Given material:
^^^^^^^^^^^^^^^^

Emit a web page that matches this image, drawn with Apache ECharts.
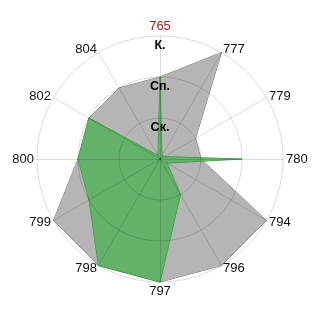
<!DOCTYPE html>
<html>
<head>
<meta charset="utf-8">
<script src="https://cdn.jsdelivr.net/npm/echarts@6/dist/echarts.min.js"></script>
<style>html,body{margin:0;padding:0;background:#fff}#c{width:320px;height:320px}</style>
</head>
<body>
<div id="c"></div>
<script>
// Indicators, clockwise from the top
var categories = ['765','777','779','780','794','796','797','798','799','800','802','804'];
var grayValues  = [2.0, 3.0, 1.0, 1.0, 3.0, 3.0, 3.0, 3.0, 3.0, 2.0, 2.0, 2.0];
var greenValues = [2.0, 0.1, 0.12, 2.0, 0.2, 1.0, 3.0, 3.0, 2.0, 2.0, 2.0, 0.1];
var levelLabels = ['', 'Ск.', 'Сп.', 'К.'];
var maxValue = 3;

// ECharts radar runs counter-clockwise: reorder so it reads clockwise
var order = [0];
for (var i = categories.length - 1; i >= 1; i--) order.push(i);
function reorder(a) { return order.map(function (k) { return a[k]; }); }

var indicator = reorder(categories).map(function (name, idx) {
  var ind = { name: name, min: 0, max: maxValue };
  if (name === '765') ind.color = '#9b1c1c';
  if (idx === 0) {
    ind.axisLabel = {
      show: true, showMinLabel: false,
      margin: 0, align: 'center', verticalAlign: 'top',
      padding: [3, 0, 0, 0],
      color: '#000', fontWeight: 'bold', fontSize: 12.5,
      fontFamily: 'Liberation Sans',
      formatter: function (v) { return levelLabels[Math.round(v)] || ''; }
    };
  }
  return ind;
});

var chart = echarts.init(document.getElementById('c'), null, { renderer: 'canvas' });
chart.setOption({
  animation: false,
  backgroundColor: '#fff',
  radar: {
    z: 10,
    center: [160, 159],
    radius: 123,
    shape: 'circle',
    splitNumber: 3,
    startAngle: 90,
    indicator: indicator,
    axisName: { color: '#111', fontSize: 13, fontFamily: 'Liberation Sans' },
    nameGap: 3,
    splitArea: { show: false },
    splitLine: { lineStyle: { color: 'rgba(0,0,0,0.14)', width: 1 } },
    axisLine: { lineStyle: { color: 'rgba(0,0,0,0.14)', width: 1 } },
    axisTick: { show: false },
    axisLabel: { show: false }
  },
  series: [{
    type: 'radar',
    symbol: 'none',
    data: [
      { value: reorder(grayValues),
        lineStyle: { color: '#7a7a7a', width: 1 },
        areaStyle: { color: '#b5b5b5', opacity: 1 } },
      { value: reorder(greenValues),
        lineStyle: { color: '#3d9a40', width: 1 },
        areaStyle: { color: 'rgb(80,176,86)', opacity: 0.8 } }
    ]
  }]
});
</script>
</body>
</html>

^^^^^^^^^^^^^^^^

What is required: Write the material out again exactly as it appears, dropping the pictures.

Solution:
Emit a web page that matches this image, drawn with Apache ECharts.
<!DOCTYPE html>
<html>
<head>
<meta charset="utf-8">
<script src="https://cdn.jsdelivr.net/npm/echarts@6/dist/echarts.min.js"></script>
<style>html,body{margin:0;padding:0;background:#fff}#c{width:320px;height:320px}</style>
</head>
<body>
<div id="c"></div>
<script>
// Indicators, clockwise from the top
var categories = ['765','777','779','780','794','796','797','798','799','800','802','804'];
var grayValues  = [2.0, 3.0, 1.0, 1.0, 3.0, 3.0, 3.0, 3.0, 3.0, 2.0, 2.0, 2.0];
var greenValues = [2.0, 0.1, 0.12, 2.0, 0.2, 1.0, 3.0, 3.0, 2.0, 2.0, 2.0, 0.1];
var levelLabels = ['', 'Ск.', 'Сп.', 'К.'];
var maxValue = 3;

// ECharts radar runs counter-clockwise: reorder so it reads clockwise
var order = [0];
for (var i = categories.length - 1; i >= 1; i--) order.push(i);
function reorder(a) { return order.map(function (k) { return a[k]; }); }

var indicator = reorder(categories).map(function (name, idx) {
  var ind = { name: name, min: 0, max: maxValue };
  if (name === '765') ind.color = '#9b1c1c';
  if (idx === 0) {
    ind.axisLabel = {
      show: true, showMinLabel: false,
      margin: 0, align: 'center', verticalAlign: 'top',
      padding: [3, 0, 0, 0],
      color: '#000', fontWeight: 'bold', fontSize: 12.5,
      fontFamily: 'Liberation Sans',
      formatter: function (v) { return levelLabels[Math.round(v)] || ''; }
    };
  }
  return ind;
});

var chart = echarts.init(document.getElementById('c'), null, { renderer: 'canvas' });
chart.setOption({
  animation: false,
  backgroundColor: '#fff',
  radar: {
    z: 10,
    center: [160, 159],
    radius: 123,
    shape: 'circle',
    splitNumber: 3,
    startAngle: 90,
    indicator: indicator,
    axisName: { color: '#111', fontSize: 13, fontFamily: 'Liberation Sans' },
    nameGap: 3,
    splitArea: { show: false },
    splitLine: { lineStyle: { color: 'rgba(0,0,0,0.14)', width: 1 } },
    axisLine: { lineStyle: { color: 'rgba(0,0,0,0.14)', width: 1 } },
    axisTick: { show: false },
    axisLabel: { show: false }
  },
  series: [{
    type: 'radar',
    symbol: 'none',
    data: [
      { value: reorder(grayValues),
        lineStyle: { color: '#7a7a7a', width: 1 },
        areaStyle: { color: '#b5b5b5', opacity: 1 } },
      { value: reorder(greenValues),
        lineStyle: { color: '#3d9a40', width: 1 },
        areaStyle: { color: 'rgb(80,176,86)', opacity: 0.8 } }
    ]
  }]
});
</script>
</body>
</html>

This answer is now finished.